I first ran PCANGSD with the following options: pcangsd --selection --sites_save --snp_weights --pcadapt --minMaf 0.05 -b $BIN -o $OUTDIR/filename, where the input was a beagle file generated from ANGSD.

I then used the PCadapt zscores.npy to extract the p-values using the pcadapt.R script provided:

if (K == 1) { d2 <- (zscores - median(zscores))^2 } else { d2 <- dist_ogk(zscores) }

p.values <- pchisq(d2, df=K, lower.tail=F)

Thanks! Abby

Rosemeis commented 10 months ago

Thanks for the info. Can you also share the output from PCAngsd, if you saved it. :-) How many eigenvectors did PCAngsd use in the estimations?

Best, Jonas

akimmitt commented 10 months ago

Hi Jonas,

I assume you mean the npy file? I'm unable to attach that here because it is too large. If this is what you want to see, can you let me know how to share it with you?

The default was one eigenvector, however, I also forced it to produce two using --selection_e 2 In this case, I also saw that the first vectors didn't match between the default run and the --selection_e 2 run.

Thanks, Abby

Rosemeis commented 10 months ago

Hi Abby,

Sorry for the vague question. I meant more info regarding your run (potential log-file). As in info of number of samples and sites etc.. If you know to some extent what the number of eigenvectors should be to capture the population structure, then I would rather use "--n_eig / -e" instead of "--selection_e". See if that changes your output. And I would prefer "--selection" rather than "--pcadapt" myself. :-)

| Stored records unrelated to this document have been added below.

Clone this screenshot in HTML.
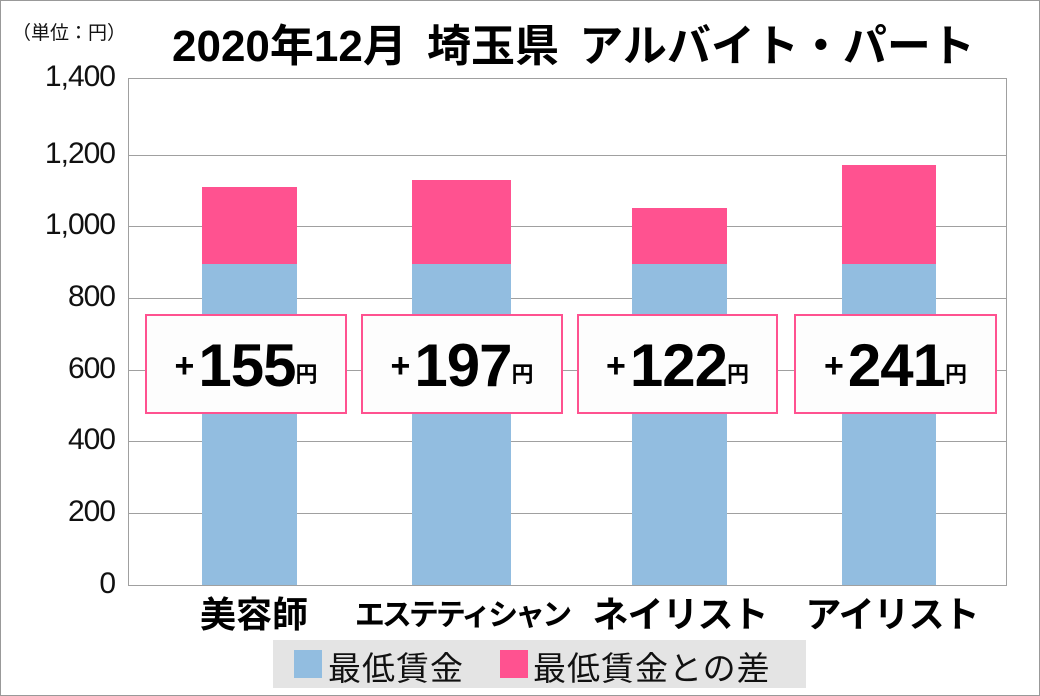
<!DOCTYPE html>
<html><head><meta charset="utf-8"><style>
body{margin:0;width:1040px;height:696px;background:#fff;position:relative;overflow:hidden;font-family:"Liberation Sans","Noto Sans CJK JP",sans-serif}
.a{position:absolute}
.t{position:absolute;right:925px;font-size:30px;color:#111;text-align:right;letter-spacing:-1px}
.g{position:absolute;left:128px;width:878px;height:1px;background:#a0a0a0}
.b{position:absolute;background:#92bde0}
.p{position:absolute;background:#ff5290}
.box{position:absolute;top:314px;height:100px;border:2px solid #ff5290;background:#fdfdfd;box-sizing:border-box;text-align:center;font-weight:bold;color:#000;line-height:100px}
.box .pl{font-size:34px;vertical-align:middle;margin-right:4px}
.box .n{font-size:60px;vertical-align:middle;letter-spacing:-1px}
.box .y{font-size:22px;vertical-align:-12px}
.c{position:absolute;top:586px;font-size:36px;font-weight:bold;text-align:center;width:260px;white-space:nowrap}
</style></head><body>
<div class="a" style="left:0;top:0;width:1038px;height:694px;border:1px solid #999"></div>
<div class="a" style="left:12px;top:18px;font-size:19px;color:#111">（単位：円）</div>
<div class="a" style="left:172px;top:10px;font-size:44px;font-weight:bold;color:#000;white-space:nowrap;word-spacing:8px">2020年12月 埼玉県 アルバイト・パート</div>
<div class="g" style="top:78px"></div><div class="g" style="top:155px"></div><div class="g" style="top:226px"></div><div class="g" style="top:298px"></div><div class="g" style="top:370px"></div><div class="g" style="top:441px"></div><div class="g" style="top:513px"></div><div class="g" style="top:585px"></div>
<div class="a" style="left:128px;top:78px;width:1px;height:508px;background:#a0a0a0"></div>
<div class="a" style="left:1006px;top:78px;width:1px;height:508px;background:#a0a0a0"></div>
<div class="t" style="top:60px">1,400</div><div class="t" style="top:137px">1,200</div><div class="t" style="top:208px">1,000</div><div class="t" style="top:280px">800</div><div class="t" style="top:352px">600</div><div class="t" style="top:423px">400</div><div class="t" style="top:495px">200</div><div class="t" style="top:567px">0</div>
<div class="p" style="left:202px;top:187px;width:95px;height:77px"></div><div class="b" style="left:202px;top:264px;width:95px;height:321px"></div>
<div class="p" style="left:412px;top:180px;width:99px;height:84px"></div><div class="b" style="left:412px;top:264px;width:99px;height:321px"></div>
<div class="p" style="left:632px;top:208px;width:95px;height:56px"></div><div class="b" style="left:632px;top:264px;width:95px;height:321px"></div>
<div class="p" style="left:842px;top:165px;width:94px;height:99px"></div><div class="b" style="left:842px;top:264px;width:94px;height:321px"></div>
<div class="box" style="left:145px;width:202px"><span class="pl">+</span><span class="n">155</span><span class="y">円</span></div>
<div class="box" style="left:361px;width:202px"><span class="pl">+</span><span class="n">197</span><span class="y">円</span></div>
<div class="box" style="left:577px;width:201px"><span class="pl">+</span><span class="n">122</span><span class="y">円</span></div>
<div class="box" style="left:794px;width:203px"><span class="pl">+</span><span class="n">241</span><span class="y">円</span></div>
<div class="c" style="left:124px">美容師</div>
<div class="c" style="left:332px;font-size:30px;letter-spacing:-3px;top:590px">エステティシャン</div>
<div class="c" style="left:550px;letter-spacing:-1px">ネイリスト</div>
<div class="c" style="left:762px;letter-spacing:-1px">アイリスト</div>
<div class="a" style="left:273px;top:640px;width:533px;height:48px;background:#e4e4e4"></div>
<div class="a" style="left:294px;top:650px;width:28px;height:28px;background:#92bde0"></div>
<div class="a" style="left:328px;top:642px;font-size:33px;color:#111;letter-spacing:1px">最低賃金</div>
<div class="a" style="left:500px;top:650px;width:28px;height:28px;background:#ff5290"></div>
<div class="a" style="left:533px;top:642px;font-size:33px;color:#111;letter-spacing:1px;white-space:nowrap">最低賃金との差</div>
</body></html>
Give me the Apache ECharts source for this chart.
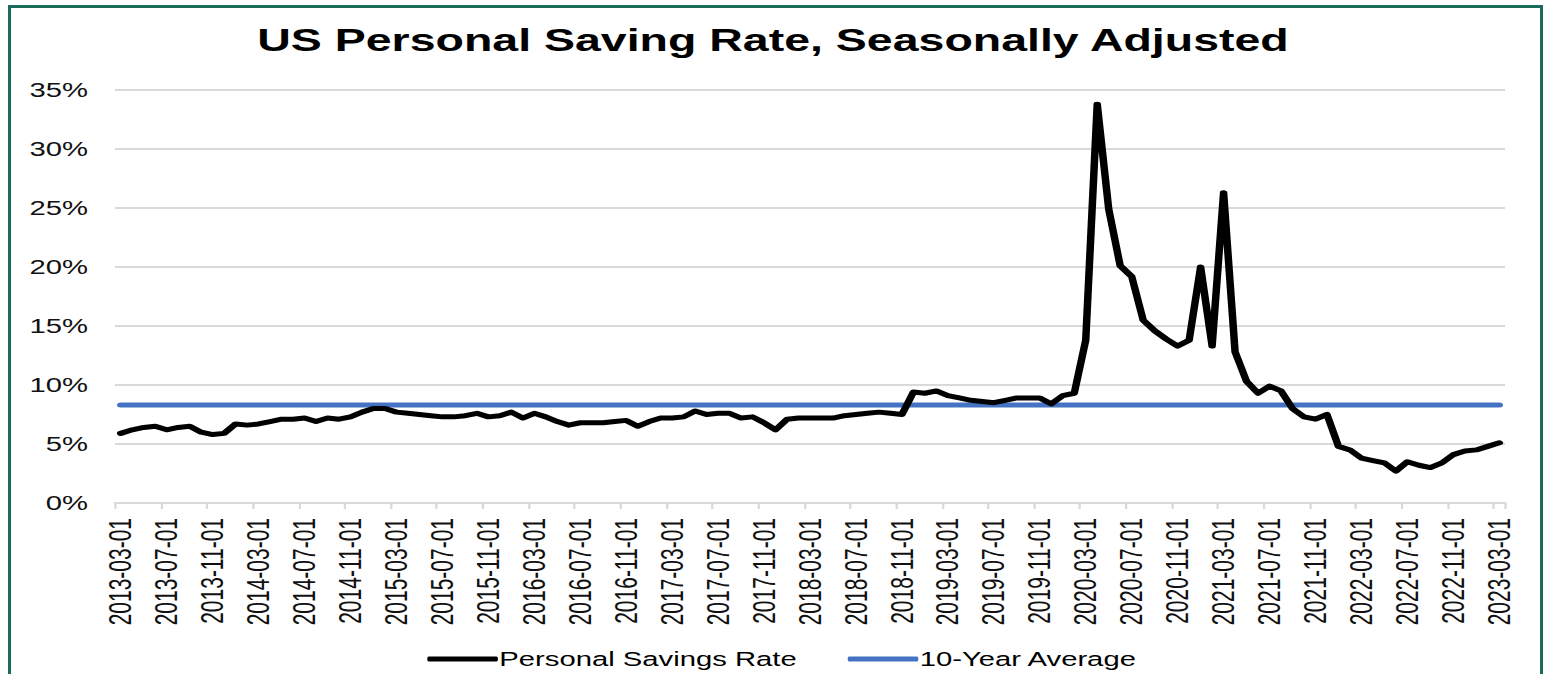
<!DOCTYPE html>
<html>
<head>
<meta charset="utf-8">
<script src="https://cdn.jsdelivr.net/npm/echarts@6/dist/echarts.min.js"></script>
<style>
    html, body { margin: 0; background: #fff; overflow: hidden; }
    #frame { position: absolute; left: 8px; top: 5px; width: 1529px; height: 720px; border: 3px solid #1b6a5a; }
    /* reference picture is stretched sideways, so draw narrow and stretch */
    #chart { position: absolute; left: 0; top: 0; width: 1031px; height: 674px; transform: scaleX(1.4995); transform-origin: 0 0; }
</style>
</head>
<body>
<div id="frame"></div>
<div id="chart"></div>
<script>
//月份 2013-03 ~ 2023-03
var startYear = 2013, startMonth = 3, monthCount = 121;

//个人储蓄率 (%)
var savingRate = [
    5.9, 6.2, 6.4, 6.5, 6.2, 6.4, 6.5, 6.0, 5.8, 5.9,
    6.7, 6.6, 6.7, 6.9, 7.1, 7.1, 7.2, 6.9, 7.2, 7.1,
    7.3, 7.7, 8.0, 8.0, 7.7, 7.6, 7.5, 7.4, 7.3, 7.3,
    7.4, 7.6, 7.3, 7.4, 7.7, 7.2, 7.6, 7.3, 6.9, 6.6,
    6.8, 6.8, 6.8, 6.9, 7.0, 6.5, 6.9, 7.2, 7.2, 7.3,
    7.8, 7.5, 7.6, 7.6, 7.2, 7.3, 6.8, 6.2, 7.1, 7.2,
    7.2, 7.2, 7.2, 7.4, 7.5, 7.6, 7.7, 7.6, 7.5, 9.4,
    9.3, 9.5, 9.1, 8.9, 8.7, 8.6, 8.5, 8.7, 8.9, 8.9,
    8.9, 8.4, 9.1, 9.3, 13.8, 33.8, 24.9, 20.1, 19.2, 15.5,
    14.6, 13.9, 13.3, 13.8, 20.0, 13.3, 26.3, 12.8, 10.3, 9.3,
    9.9, 9.5, 8.0, 7.3, 7.1, 7.5, 4.8, 4.5, 3.8, 3.6,
    3.4, 2.7, 3.5, 3.2, 3.0, 3.4, 4.1, 4.4, 4.5, 4.8,
    5.1
];

//10年平均
var tenYearAvg = 8.3;

var yTicks = { min: 0, max: 35, step: 5 };

var months = [];
for (var i = 0; i < monthCount; i++) {
    var m = startMonth - 1 + i;
    var yy = startYear + Math.floor(m / 12);
    var mm = (m % 12) + 1;
    months.push(yy + '-' + (mm < 10 ? '0' + mm : mm) + '-01');
}
var avgData = months.map(function () { return tenYearAvg; });

var fontFamily = '"Liberation Sans", Arial, sans-serif';

var myChart = echarts.init(document.getElementById('chart'), null, { renderer: 'svg' });
var option = {
    animation: false,
    backgroundColor: 'transparent',
    textStyle: { fontFamily: fontFamily },
    title: {
        text: 'US Personal Saving Rate, Seasonally Adjusted',
        left: 'center',
        top: 20,
        textStyle: {
            fontFamily: fontFamily,
            fontSize: 31,
            fontWeight: 'bold',
            color: '#000'
        }
    },
    grid: {
        left: 76.7,
        right: 27.3,
        top: 90,
        bottom: 171
    },
    legend: {
        top: 644,
        left: 280,
        itemWidth: 47,
        itemHeight: 5,
        itemGap: 34,
        icon: 'roundRect',
        textStyle: { fontFamily: fontFamily, fontSize: 19.5, color: '#000', padding: [0, 0, 0, -4] },
        data: ['Personal Savings Rate', '10-Year Average']
    },
    xAxis: {
        type: 'category',
        boundaryGap: true,
        data: months,
        axisLine: { show: true, lineStyle: { color: '#d9d9d9', width: 2 } },
        axisTick: { show: true, interval: 3, length: 6, lineStyle: { color: '#d9d9d9', width: 1.5 } },
        axisLabel: {
            interval: 3,
            rotate: 90,
            margin: 15,
            fontSize: 21,
            color: '#111'
        },
        splitLine: { show: false }
    },
    yAxis: {
        type: 'value',
        min: yTicks.min,
        max: yTicks.max,
        interval: yTicks.step,
        axisLine: { show: false },
        axisTick: { show: false },
        axisLabel: {
            formatter: '{value}%',
            fontSize: 19.5,
            margin: 18,
            color: '#111'
        },
        splitLine: { show: true, lineStyle: { color: '#d9d9d9', width: 2 } }
    },
    series: [
        {
            name: 'Personal Savings Rate',
            type: 'line',
            data: savingRate,
            symbol: 'none',
            itemStyle: { color: '#000' },
            lineStyle: { color: '#000', width: 5, cap: 'round', join: 'round' },
            z: 3
        },
        {
            name: '10-Year Average',
            type: 'line',
            data: avgData,
            symbol: 'none',
            itemStyle: { color: '#4472c4' },
            lineStyle: { color: '#4472c4', width: 5, cap: 'round' },
            z: 2
        }
    ]
};
myChart.setOption(option);
</script>
</body>
</html>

I have just released a major (v1.2) that shouldn't affect your results at all, but the flag "--minMaf" has been changed to "--maf", if you want to try the new update.

Best, Jonas

akimmitt commented 10 months ago

Hi Jonas,

Sorry for my misunderstanding– I've attached two example log files if it's still useful (I'm working on a comparative project so # inds and # sites vary). In this case, it is using only 1 PC (by default) but I am interested in what is happening in the second PC as well, so I will use the "--n_eig / -e"

I have switched over to using --selection rather than --pcadapt, because the results were more as expected, but I am curious why you prefer --selection over --pcadapt? Smagn_PCA_selection.59261490.out.txt Jhyem_PCA_selection.59261431.out.txt

Rosemeis commented 10 months ago

Thank you! I would definitely re-run PCAngsd with "--n_eig 2" in that case. :-) With only 1 PC in the modelling, that may cause the discrepancies in the p-values when trying to include 2. I like "--selection" a bit more since it computes test statistics per PC, however, they should produce similar results. You can definitely also use both and compare.

Best, Jonas